Concrete wins you can have this week

  • Research: "Summarize the most common complaints in these 50 reviews of my competitor."
  • Drafts: product descriptions, FAQ answers, and proposal boilerplate from your bullet points.
  • Ops: turn a rambling voice memo into a step-by-step SOP.
  • Sales: "Here are my call notes - draft the follow-up email in my voice."

Sell, Market, Leverage

Referrals by design, not accident

  • Happy customers refer when asked at the right moment: right after the win.
  • Make the ask a step in your process, not a hope. "Who else is wrestling with this?"
  • Make it easy: hand them one sentence they can forward.
  • Thank loudly. Reward if it fits your business.
  • Track it. Your best channel might already be this one.
One meeting in, and it was a knockout home-run use of my time. I learned a ton of valuable, tangible takeaways I want to incorporate into my business.
Service cohort member

Exercise

One sentence for your next prospect

⏱ 5 minutes · solo, then table share
  1. Think of a real prospect - a name, not a hypothetical.
  2. Write the first sentence you'll say to them.
  3. Rule: it must be about their situation, not your product.
  4. Test: would they say "yes, that's me"? Then say it out loud to your table.
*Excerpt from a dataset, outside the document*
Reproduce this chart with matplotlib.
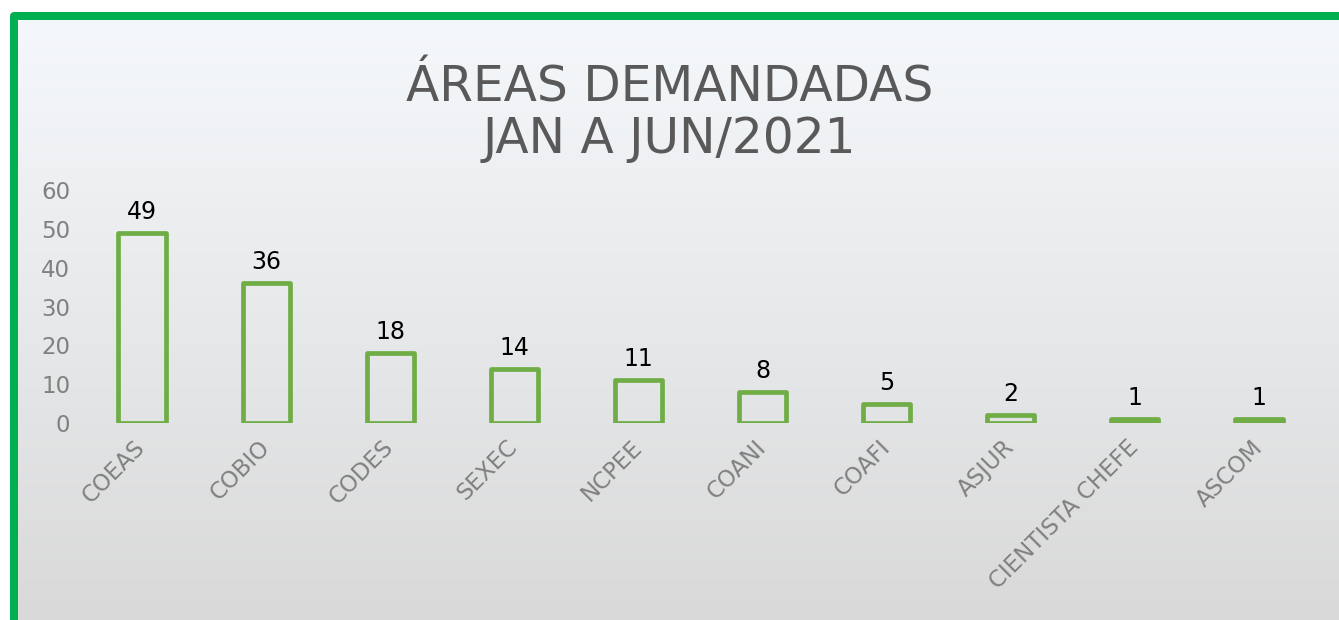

Facilitator3 min write, 2 min table share. Push for a real prospect with a name - the sentence changes completely when it's real. Listen for feature-talk sneaking back in and gently flag it.

🔥

Closing

The 90-Day Plan

The promise of the day. Everything you wrote feeds this.

⏱ 20 minutes

FacilitatorProtect all 20 minutes - do not let Block 4 eat this. 10 min writing, 10 min for everyone to say their #1 goal out loud. Nobody leaves without saying one goal to the room. That public commitment is the whole mechanism.

The 90-Day Plan

Pick three. Only three.

  • Look back at everything you circled, starred, and wrote today.
  • Choose three goals for the next 90 days. Not five. Not four.
  • Each one gets a number and a date.
  • If everything is a priority, nothing is.
  • Your audit, your UVP, your napkin - the goals are probably already on those pages.

The 90-Day Plan

The plan fits on one page

For each of the three goals:

  • The goal - with its number and date.
  • First action - something you can do this week.
  • What I'll stop doing to make room for it.
  • Who checks on me - your cohort, by name.

The 90-Day Plan

The accountability contract

  • In a minute, you'll say your #1 goal out loud to this room.
  • Write all three where you'll see them in your weekly CEO hour.
  • 30-day check: your cohort will ask you about them. That's the point.
  • Asking for help early is the move, not the failure.

The 90-Day Plan

What monthly looks like: stucks and wins

  • Every month you bring one stuck - a real, current problem.
  • And one win - because you'll forget to notice them otherwise.
  • The table responds with experience shares, same rules as today.
  • You leave every session with fresh 30-day commitments.
  • Today lights the fire. The monthly cadence keeps it burning.

The 90-Day Plan

What happens next in Ignitor

  • This month: finish your target customer worksheet and your first 13-week forecast.
  • In 30 days: your first stucks-and-wins session. Bring the plan.
  • Ongoing: monthly cohort days, EO Portland learning events, guest speakers.
  • Past $100K: you'll join EO Accelerator learning days twice a year.
  • Past $250K: Accelerator. Past $1M: EO. The ladder is real - people climb it.
🔥

Go light something up.

Your coach will follow up within a week.